Petroleos Brasileiro SA, Brazilian state-controlled oil company, may consider selling stakes in some of its oil fields to pay for expansion if banks fail to provide loans, Chief Financial Officer Almir Barbassa said

Petrobras May Sell Oil-Stakes to Raise Money

Petrobras needs to arrange about $8.9 billion in financing to meet 2010 spending plans, and banks in Brazil and abroad will likely provide it, Barbassa said. The Rio de Janeiro-based company would only consider selling a stake in an oil field if there is no other funding available, Chief Executive Officer Jose Sergio Gabrielli told journalists in London.

Petrobras said Nov. 23 it plans to spend $174.4 billion through 2013, part of efforts to more than double output to 4.63 million barrels a day by 2015. Suppliers of equipment such as drilling rigs have found it hard to get loans to meet Petrobras contracts. Gabrielli said Jan. 27 that Petrobras had no plans to sell bonds in 2009 because of high borrowing costs.

“We have flexibility to adjust the plan; we have opportunity to adjust if necessary,” Barbassa said today in London. “We have a very liquid asset that is our oil reserves. If we wanted to sell 10 percent of a field, many companies would be interested.”

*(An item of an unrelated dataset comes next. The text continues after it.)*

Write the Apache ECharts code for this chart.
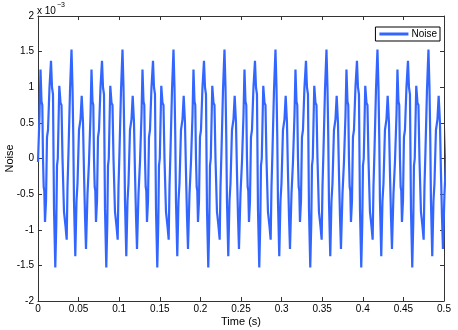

Petrobras may also consider taking stakes in oil-rig leasing companies if they fail to raise the cash needed to build an additional 28 offshore drilling rigs the company has yet to contract, Gabrielli said. The company already has contracts for 29 rigs.

Scorpion Offshore Ltd. cancelled plans to build a $700 million rig in Singapore because of a lack of financing, Scorpion Chief Executive Officer Jon Cole told Bloomberg Jan. 13. Petrobras had a contract to lease the rig from Scorpion for $485,000 a day.

“Petrobras faces sizable challenges both in arranging financing and relating to geology, technology, access to materials, rigs and services, staging of development, and the political environment,” Moody’s Investors Service analysts Steven Wood and Thomas Coleman wrote in a report yesterday.

Gabrielli said he would only consider rig-company stakes and oil-asset sales if there were no other sources of funds.

“We have large reserves,” Gabrielli said. “But we don’t want to use this wealth.”